国境上をさらに南に流れ、アンダルシア州ウエルバの西方40km、アルガルヴェ地方ファーロの東方40kmの位置で大西洋のカディス湾に注ぐ。やはり国境となっている河口部には、スペイン領土にアジャモンテの町が、ポルトガル領土にヴィラ・レアル・デ・サント・アントニオの町が双子都市として形成されている。また、河口のポルトガル側の沖積平野、塩性湿地などはカストロ・マリムおよびヴィラ・レアル・デ・サント・アントニオ沼地自然保護区と指定され、塩生植物の群落がある一帯は数種類の水鳥とサギの繁殖地およびオオフラミンゴ、ヘラサギの飛来地として、1996年にラムサール条約登録地となった[11]。

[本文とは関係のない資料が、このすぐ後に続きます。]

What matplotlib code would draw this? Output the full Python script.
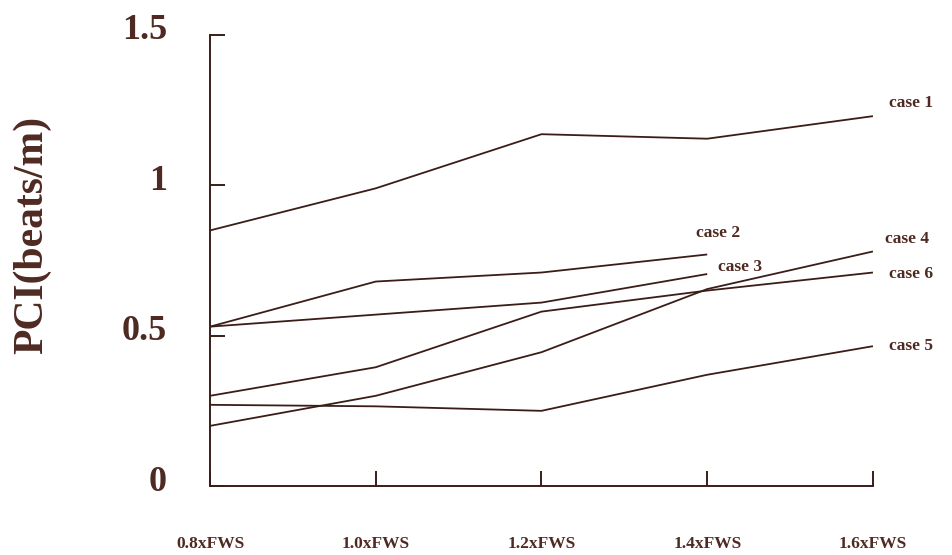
import matplotlib
matplotlib.use("Agg")
import matplotlib.pyplot as plt
from matplotlib.transforms import ScaledTranslation

# flow rate multiples (x) and PCI values per case
x_vals = [0.8, 1.0, 1.2, 1.4, 1.6]
x_labels = ["0.8xFWS", "1.0xFWS", "1.2xFWS", "1.4xFWS", "1.6xFWS"]

case1 = [0.85, 0.99, 1.17, 1.155, 1.23]
case2 = [0.53, 0.68, 0.71, 0.77]
case3 = [0.53, 0.57, 0.61, 0.705]
case4 = [0.20, 0.30, 0.445, 0.655, 0.78]
case5 = [0.27, 0.265, 0.25, 0.37, 0.465]
case6 = [0.30, 0.395, 0.58, 0.65, 0.71]

y_ticks = [0, 0.5, 1, 1.5]
y_tick_labels = ["0", "0.5", "1", "1.5"]

LINE = "#3b1d18"
TEXT = "#4e2a22"
FONT = "Liberation Serif"

plt.rcParams["font.family"] = [FONT, "DejaVu Serif"]
plt.rcParams["font.weight"] = "bold"

fig = plt.figure(figsize=(9.53, 5.55), dpi=100)
ax = fig.add_axes([0.2204, 0.1243, 0.6956, 0.8127])

series = [
    ("case 1", case1, (38, 13)),
    ("case 2", case2, (11, 21)),
    ("case 3", case3, (33, 7)),
    ("case 4", case4, (34, 12)),
    ("case 6", case6, (38, -1)),
    ("case 5", case5, (38, 0)),
]
for name, vals, off in series:
    xs = x_vals[:len(vals)]
    ax.plot(xs, vals, color=LINE, lw=1.3, solid_capstyle="butt")
    ax.annotate(name, xy=(xs[-1], vals[-1]), xytext=off, textcoords="offset pixels",
                ha="center", va="center", fontsize=12.5, fontweight="bold", color=TEXT)

ax.set_xlim(0.8, 1.6)
ax.set_ylim(0, 1.5)
ax.set_xticks(x_vals)
ax.set_xticklabels(x_labels)
ax.set_yticks(y_ticks)
ax.set_yticklabels(y_tick_labels)

for side in ("top", "right"):
    ax.spines[side].set_visible(False)
for side in ("left", "bottom"):
    ax.spines[side].set_color(LINE)
    ax.spines[side].set_linewidth(1.4)

ax.tick_params(axis="both", direction="in", colors=LINE, width=1.4, length=11)
ax.tick_params(axis="y", pad=31, labelsize=26, labelcolor=TEXT)
ax.tick_params(axis="x", pad=36, labelsize=12.5, labelcolor=TEXT)
for lab in ax.get_yticklabels():
    lab.set_fontweight("bold")
    lab.set_transform(lab.get_transform() + ScaledTranslation(0, 8 / 100, fig.dpi_scale_trans))
for lab in ax.get_xticklabels():
    lab.set_fontweight("bold")

fig.text(32 / 953, 1 - 235 / 555, "PCI(beats/m)", rotation=90, ha="center", va="center",
         fontsize=30, fontweight="bold", color=TEXT)

fig.savefig("out.png", dpi=100, facecolor="white")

オリベンサ峡谷とタリガ峡谷の間では、いまだに両国の間で国境の係争状態にある。両国ともに法令上で領有権を主張(デ・ジュリ)しており、実質的にはスペインの領有化(デ・ファクト)にある。大西洋から68km遡った位置にあるメルトラまでは船舶の航行が可能である。メルトラの北方にはプーロ・ド・ロボと呼ばれるポルトガル南部でもっとも落差の大きな滝が存在する。
1963年、スペインとポルトガルの両国はグアディアナ川河口部への架橋についての研究を開始した。1985年には両国間で橋の建設が合意に達し、1991年にアジャモンテとヴィラ・レアル・デ・サント・アントニオを結ぶグアディアナ国際橋が完成した。この橋は全長666m、支間長324mであり、ポルトガルで3番目に長い橋であり、スペインでも有数の長さを持つ橋である。桁高は20mであり、船舶が橋下を航行することが可能である。主塔の高さはそれぞれ95mと96mである。スペイン側の主塔は河川内の人工島に建てられ、ポルトガル側の主塔は陸地上にある。ポルトガル国道A-22号線とアンダルシア州道A-49号線はこの橋で結ばれており、それぞれ欧州自動車道路E01号線の一部となっている。
この川には約2,000のダムがあり、最大のものはアルケヴァ・ダムである。多くの水力発電所が建設されており、農地の灌漑にも使用されているが、水量が少なく、人口密度の低い地域を流れるため、イベリア半島の他の主要河川よりも経済的利用度が低い[1]。河口からポルトガル・ベージャ県メルトラまで航行可能である[1]。